Yes, today there is no holding back. “Then there are days—rare, but like today,
they do happen—when someone’s diarrhea of the mouth reeks of such idiosyncratic
ignorance and hypocrisy that I can just no longer hold my tongue.
“Everything
that man just said,” I point at the dying man as I speak to the room, “is such
crap that I don’t know how half of us haven’t run out to grab a drink to drown
the sorrow that he just put us in. I mean, it’s fucking outrageous how he can
sit there and be so calm about dying and then try to tell us that things are
going to turn out okay! What’s the damn point of it all if we are just going to
end up like this guy and be miserable, despite it all?” I stop to try to
breathe.
“Casper,”
someone says behind me after a brief moment of silence.
“No,”
I say. “I am entitled to my opinion—” I turn to see who mouthed my name, “Gene.” I turn back to the dead man. “Seriously
man, you’re dead. What right do you
have to come in here and tell us how to do things?
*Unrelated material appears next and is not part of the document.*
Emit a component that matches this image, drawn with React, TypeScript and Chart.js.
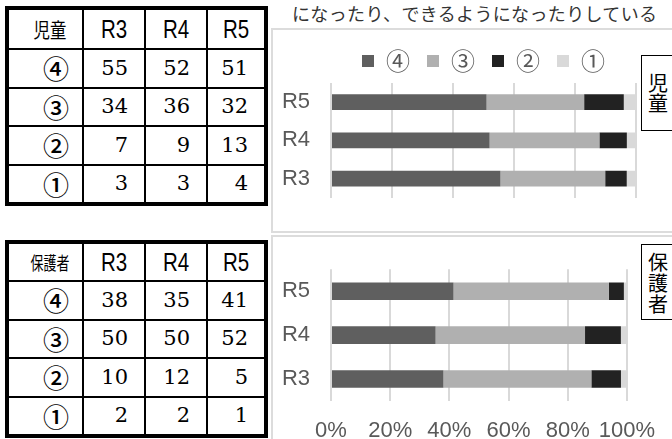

Isn’t it just supposed to be
‘what it was like, what happened, and what it’s like now’? How is your life now, umm—“
“Colton,”
says the stiff, while squinting at me with his stare of death.
“How
is it Colton? How’s life for you now?” I cross my arms and lean back in my
chair. I inhale deeply as I try to calm my thoughts and rage.
“I
was merely—“
“No,”
interrupts the secretary. “We will not turn this into a discussion. Casper, if
you’re uncomfortable with the speaker, then you’re welcome to—“
“Yeah,
I’m going,” I say. I push my chair back and ensure that it scrapes the ground
and is loud enough to cause a ruckus—for effect, of course—then leave. Outside,
the rain falls on my sweaty hair as I step out on to the curb. To my right
stands the bus stop, which leads home. To my left, the corner mart’s double
doors stare at me and mock me from afar.
I
fish in my right pocket with my hand and feel for the matted up bills within. I
count them—just enough. Perhaps I was too
harsh on the guy. I cough into my hand and take five steps toward the bus
stop. I should go back in and apologize.
I fish in my left pocket and grab the cigarette pack within. I light one up,
look to the ground, and turn toward the corner mart. There is no going back. I begin to walk to buy my beer.
We
go until we can’t; I always told myself that, and I believed it too, until the
doctor told me that I was going to die.